E&P magazine hosted its BOMA (Brownfields: Optimizing Mature Assets) conference again in Denver, Colo., in another effort to bring state-of-the art techniques in front of the people who can use them. The least impressive thing about the conference was the name, brownfields. No one seems to like it, so we probably will beat a hasty retreat and rename it next year. Recommendations gratefully encouraged.

The conference was good enough this year that we’re going to publish snapshot views of the presentations in the January issue of the magazine. We think you’ll like what you see.
In the spirit of scooping the competition — even if the competition is our own January issue — let’s take a snapshot look at some of the snapshots of the presentations.

How much can you improve existing assets? Dr. Don Wolcott, president of E&P Aurora Oil & Gas Co., has a pinch of experience. He handled three mature fields at Yukos, fields in which production had plunged from 2 million b/d to 800,000 b/d from 1986 to 1999. When oil prices fell, investment stopped. When he came in, 14,000 wells averaged 65 b/d of oil. By the time he finished, Yukos produced four times as much oil from half as many wells through a system of workovers and tuning waterfloods. Reserves climbed to 16.9 billion bbl from 11.4
billion bbl with a finding and development cost of US $1.07/bbl.

The secret? Find out what you’ve got, calculate the potential and fill in the gap.
Brian Hageman, chief executive office of Deluge E&P Corp., described his natural energy engine for oilfield pumps. It uses warm and cool water to expand and contract liquid CO2 in a chamber with a piston to lower pumping costs, a major oilpatch expense.

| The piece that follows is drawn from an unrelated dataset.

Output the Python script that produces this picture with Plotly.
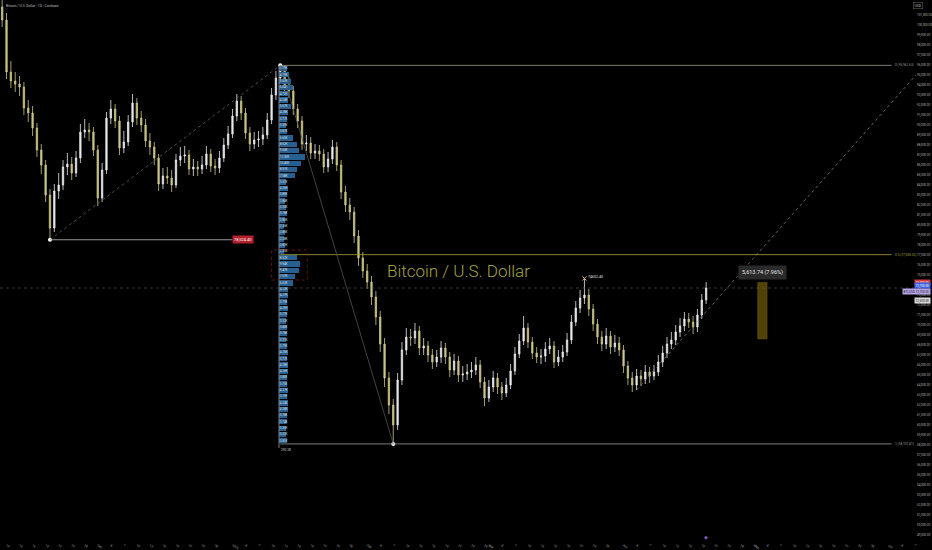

Jim Lea of PLTech LLC said some 830,000 wells in the United States depend on artificial lift, and operators spend a little less than $4 billion a year on artificial lift.

The industry is on a quest for more production, fewer failures and greater efficiency, and that involves more reliable equipment and matching equipment to specific tasks.

Jim Mack, president of TIORCO Inc., has treated more than 500 producing wells for the oilfield’s number one expense, dealing with produced water. Water isn’t bad. A waterflood can raise production from a field from 10% to as much as 40% of the oil in place, but at some point the expense grows too great. Per-barrel expenses for water include 12 cents for de-oiling, 10 cents for lifting, 16 cents for pumping, 8 cents for filtering and 3 cents for injecting. Designer wells can mitigate water incursion, but at some point it gets to be too great a problem and requires control, often in the shape of polymers to help the sweep and gels to shut down fingering to the well bore.

He’s seen treatments cut water production by 75 to 90% with a 50 to 100% oil production increase. He’s seen payout in 30 to 180 days, and success rates range from 60 to 90%.
Bryan Dotson, deliquification project leader for BP, came to the conference with a challenge, not a solution.

BP’s gas wells, like everyone else’s, load up with water or condensate in the well bore, restricting gas flow. He wants a little solution. He wants a pump that will draw 10 b/d of liquids from the bottom of a 10,000-ft (3,048-m) well in high-permeability reservoirs. That should require only 3¼4 of a horsepower, but most existing solutions work off higher-horsepower motors with higher operating costs.

A $150,000 net present value cost to get 200 Mcf/d with a 1-year payout on $4 gas won’t do the job. But if the industry can draw the cost down to $120,000 on 4,000 wells, it could add 300 MMcf/d of production and create a $500 million market. He thinks industry can lower that lifting cost to $60,000.

Roy Long, technology manager at the National Energy Technology Laboratory, listed some cures for the high cost of keeping existing reservoirs producing at maximum levels, including coiled tubing (CT) and microhole drilling for lower cost and less rig time.

Steve Melzer, owner of Melzer Consulting and an expert in CO2 flooding, described designs and techniques that work, particularly with an average CO2 cost of $19/bbl and oil prices around the $60/bbl mark. Shell even has a spreadsheet program that will calculate the
net present value of a CO2 flood.

Probably the most enthusiastic speaker at the conference was Tom Wood, chairman of Xtreme Coil Drilling Corp., who makes hybrid CT and top drive drilling rigs. Shallow wells in Canada that cost $65,000 with a conventional rig could be drilled for $29,000 with a CT rig. In one area, a CT rig drilled three wells a day while a conventional rig managed one a day.
In 2006, he estimated, CT will drill between 7,500 and 9,000 wells.
Oldsters advise youngsters about to go off on a risky venture, “Don’t give up your day job.” Makes sense.

That’s solid income with chances for improvement. It’s the same way in the oilpatch. Don’t give up your mature asset. Techniques and technology are on the way to improve field lives and production.